# Start of Collected material

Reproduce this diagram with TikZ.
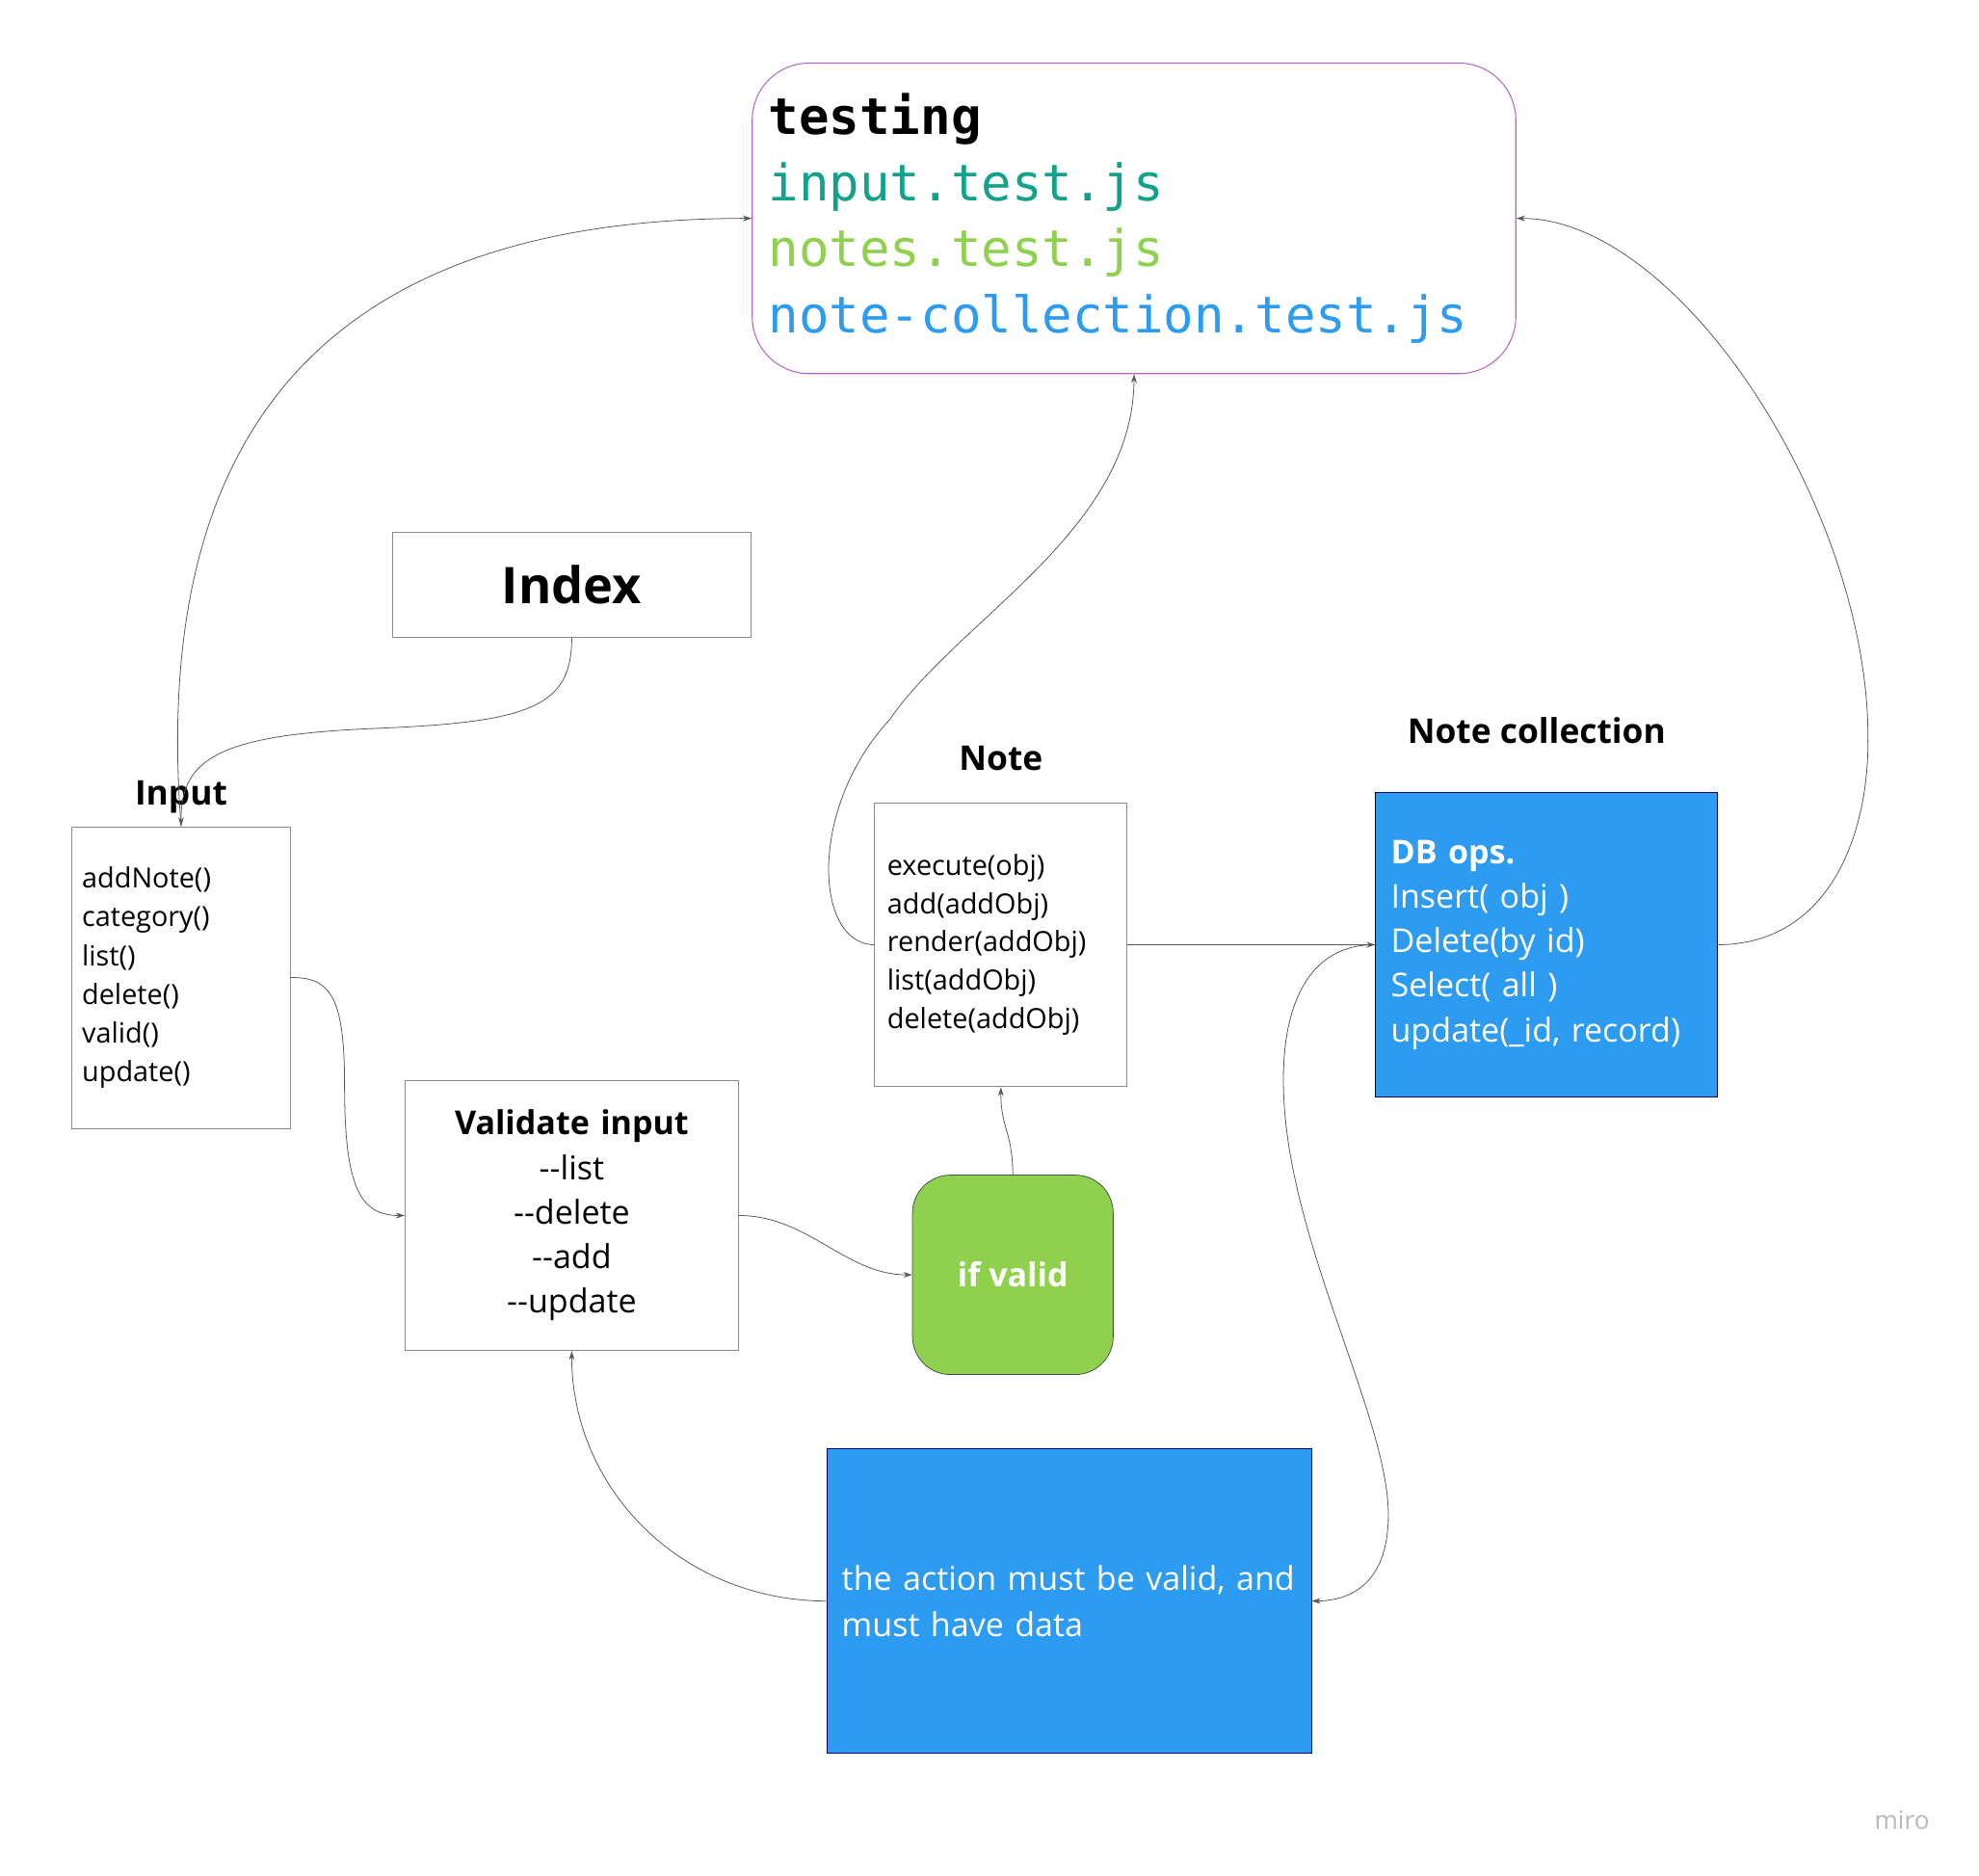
\documentclass[tikz,border=0pt]{standalone}
\usepackage{fontspec}
\setmainfont{Open Sans}
\setmonofont{DejaVu Sans Mono}
\usetikzlibrary{positioning,arrows.meta}
\definecolor{miroblu}{HTML}{2D9BF0}
\definecolor{miroverde}{HTML}{8FD14F}
\definecolor{testverde}{HTML}{12A189}
\definecolor{viola}{HTML}{B564C8}
\newcommand{\dimfont}[2]{\fontsize{#1}{#2}\selectfont}
\begin{document}
\begin{tikzpicture}[x=1pt,y=-1pt,
  box/.style={draw=gray!90, line width=0.8pt, inner ysep=0pt},
  bluebox/.style={draw=blue!45!black, line width=0.6pt, fill=miroblu, text=white, inner ysep=0pt},
  etichetta/.style={inner sep=0pt, font=\bfseries\dimfont{27}{30}},
  freccia/.style={draw=black!65, line width=0.6pt, -{Stealth[length=7pt,width=4.5pt]}}]
  \useasboundingbox (0,0) rectangle (1568,1485.6);
  \fill[white] (0,0) rectangle (1568,1485.6);
  %scatole
  \node[box, draw=viola, rounded corners=45pt, minimum width=605, minimum height=246,
    text width=579, inner xsep=13, align=left, font=\ttfamily\dimfont{40}{52.5}] (testing) at (898.5,173)
    {\textbf{testing}\\\textcolor{testverde}{input.test.js}\\\textcolor{miroverde}{notes.test.js}\\\textcolor{miroblu}{note-collection.test.js}};
  \node[box, minimum width=284, minimum height=83, font=\bfseries\dimfont{40}{46}] (index) at (453,463.5) {Index};
  \node[box, minimum width=173, minimum height=239, text width=157, inner xsep=8, align=left,
    font=\dimfont{22}{30.6}] (input) at (143.5,774.5)
    {addNote()\\category()\\list()\\delete()\\valid()\\update()};
  \node[box, minimum width=264, minimum height=214, text width=240, inner xsep=12, align=center,
    font=\dimfont{26}{35.3}] (validate) at (453,963)
    {\textbf{Validate input}\\-\kern0pt-list\\-\kern0pt-delete\\-\kern0pt-add\\-\kern0pt-update};
  \node[box, minimum width=200, minimum height=225, text width=180, inner xsep=10, align=left,
    font=\dimfont{22}{30.5}] (note) at (793,748.5)
    {execute(obj)\\add(addObj)\\render(addObj)\\list(addObj)\\delete(addObj)};
  \node[bluebox, minimum width=271, minimum height=241, text width=247, inner xsep=12, align=left,
    font=\dimfont{26}{35.3}] (collection) at (1225.5,748.5)
    {\textbf{DB ops.}\\Insert( obj )\\Delete(by id)\\Select( all )\\update(\_id, record)};
  \node[draw=black!70, line width=0.6pt, fill=miroverde, rounded corners=30pt, minimum width=159, minimum height=158,
    text=white, font=\bfseries\dimfont{26}{30}] (ifvalid) at (802.5,1010) {if valid};
  \node[bluebox, minimum width=384, minimum height=241, text width=360, inner xsep=12, align=left,
    font=\dimfont{26}{36}] (action) at (847,1268.5)
    {the action must be valid, and\\must have data};
  %etichette
  \node[etichetta, above=10pt of input] (inputlbl) {Input};
  \node[etichetta, above=25pt of note] (notelbl) {Note};
  \node[etichetta, above=38pt of collection, xshift=-8pt] (collectionlbl) {Note collection};
  \node[text=gray!55, font=\dimfont{20}{24}] (miro) at (1507,1442) {miro};
  %frecce
  \draw[freccia] (input.north) .. controls (118,330) and (270,173) .. (testing.west);
  \draw[freccia] (index.south) .. controls (453,560) and (420,572) .. (300,577)
    .. controls (175,582) and (143,600) .. (input.north);
  \draw[freccia] (input.east) .. controls (262,774) and (273,790) .. (273,860)
    .. controls (273,940) and (285,963) .. (validate.west);
  \draw[freccia] (validate.east) .. controls (640,963) and (670,1010) .. (ifvalid.west);
  \draw[freccia] (ifvalid.north) .. controls (802,895) and (793,895) .. (note.south);
  \draw[freccia] (note.east) -- (collection.west);
  \draw[freccia] (note.west) .. controls (645,748) and (640,640) .. (705,570)
    .. controls (760,490) and (898,420) .. (testing.south);
  \draw[freccia] (collection.east) .. controls (1450,748) and (1482,660) .. (1480,580)
    .. controls (1478,400) and (1330,173) .. (testing.east);
  \draw[freccia] (collection.west) .. controls (1030,748) and (1008,810) .. (1020,900)
    .. controls (1035,1010) and (1100,1130) .. (1100,1200)
    .. controls (1100,1250) and (1075,1268) .. (action.east);
  \draw[freccia] (action.west) .. controls (540,1268) and (453,1180) .. (validate.south);
\end{tikzpicture}
\end{document}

# End of Collected material

- [What needs to be done]
Give an exact reproduction of every line, leaving out any picture.

- [Task solution]
Reproduce this diagram with TikZ.
\documentclass[tikz,border=0pt]{standalone}
\usepackage{fontspec}
\setmainfont{Open Sans}
\setmonofont{DejaVu Sans Mono}
\usetikzlibrary{positioning,arrows.meta}
\definecolor{miroblu}{HTML}{2D9BF0}
\definecolor{miroverde}{HTML}{8FD14F}
\definecolor{testverde}{HTML}{12A189}
\definecolor{viola}{HTML}{B564C8}
\newcommand{\dimfont}[2]{\fontsize{#1}{#2}\selectfont}
\begin{document}
\begin{tikzpicture}[x=1pt,y=-1pt,
  box/.style={draw=gray!90, line width=0.8pt, inner ysep=0pt},
  bluebox/.style={draw=blue!45!black, line width=0.6pt, fill=miroblu, text=white, inner ysep=0pt},
  etichetta/.style={inner sep=0pt, font=\bfseries\dimfont{27}{30}},
  freccia/.style={draw=black!65, line width=0.6pt, -{Stealth[length=7pt,width=4.5pt]}}]
  \useasboundingbox (0,0) rectangle (1568,1485.6);
  \fill[white] (0,0) rectangle (1568,1485.6);
  %scatole
  \node[box, draw=viola, rounded corners=45pt, minimum width=605, minimum height=246,
    text width=579, inner xsep=13, align=left, font=\ttfamily\dimfont{40}{52.5}] (testing) at (898.5,173)
    {\textbf{testing}\\\textcolor{testverde}{input.test.js}\\\textcolor{miroverde}{notes.test.js}\\\textcolor{miroblu}{note-collection.test.js}};
  \node[box, minimum width=284, minimum height=83, font=\bfseries\dimfont{40}{46}] (index) at (453,463.5) {Index};
  \node[box, minimum width=173, minimum height=239, text width=157, inner xsep=8, align=left,
    font=\dimfont{22}{30.6}] (input) at (143.5,774.5)
    {addNote()\\category()\\list()\\delete()\\valid()\\update()};
  \node[box, minimum width=264, minimum height=214, text width=240, inner xsep=12, align=center,
    font=\dimfont{26}{35.3}] (validate) at (453,963)
    {\textbf{Validate input}\\-\kern0pt-list\\-\kern0pt-delete\\-\kern0pt-add\\-\kern0pt-update};
  \node[box, minimum width=200, minimum height=225, text width=180, inner xsep=10, align=left,
    font=\dimfont{22}{30.5}] (note) at (793,748.5)
    {execute(obj)\\add(addObj)\\render(addObj)\\list(addObj)\\delete(addObj)};
  \node[bluebox, minimum width=271, minimum height=241, text width=247, inner xsep=12, align=left,
    font=\dimfont{26}{35.3}] (collection) at (1225.5,748.5)
    {\textbf{DB ops.}\\Insert( obj )\\Delete(by id)\\Select( all )\\update(\_id, record)};
  \node[draw=black!70, line width=0.6pt, fill=miroverde, rounded corners=30pt, minimum width=159, minimum height=158,
    text=white, font=\bfseries\dimfont{26}{30}] (ifvalid) at (802.5,1010) {if valid};
  \node[bluebox, minimum width=384, minimum height=241, text width=360, inner xsep=12, align=left,
    font=\dimfont{26}{36}] (action) at (847,1268.5)
    {the action must be valid, and\\must have data};
  %etichette
  \node[etichetta, above=10pt of input] (inputlbl) {Input};
  \node[etichetta, above=25pt of note] (notelbl) {Note};
  \node[etichetta, above=38pt of collection, xshift=-8pt] (collectionlbl) {Note collection};
  \node[text=gray!55, font=\dimfont{20}{24}] (miro) at (1507,1442) {miro};
  %frecce
  \draw[freccia] (input.north) .. controls (118,330) and (270,173) .. (testing.west);
  \draw[freccia] (index.south) .. controls (453,560) and (420,572) .. (300,577)
    .. controls (175,582) and (143,600) .. (input.north);
  \draw[freccia] (input.east) .. controls (262,774) and (273,790) .. (273,860)
    .. controls (273,940) and (285,963) .. (validate.west);
  \draw[freccia] (validate.east) .. controls (640,963) and (670,1010) .. (ifvalid.west);
  \draw[freccia] (ifvalid.north) .. controls (802,895) and (793,895) .. (note.south);
  \draw[freccia] (note.east) -- (collection.west);
  \draw[freccia] (note.west) .. controls (645,748) and (640,640) .. (705,570)
    .. controls (760,490) and (898,420) .. (testing.south);
  \draw[freccia] (collection.east) .. controls (1450,748) and (1482,660) .. (1480,580)
    .. controls (1478,400) and (1330,173) .. (testing.east);
  \draw[freccia] (collection.west) .. controls (1030,748) and (1008,810) .. (1020,900)
    .. controls (1035,1010) and (1100,1130) .. (1100,1200)
    .. controls (1100,1250) and (1075,1268) .. (action.east);
  \draw[freccia] (action.west) .. controls (540,1268) and (453,1180) .. (validate.south);
\end{tikzpicture}
\end{document}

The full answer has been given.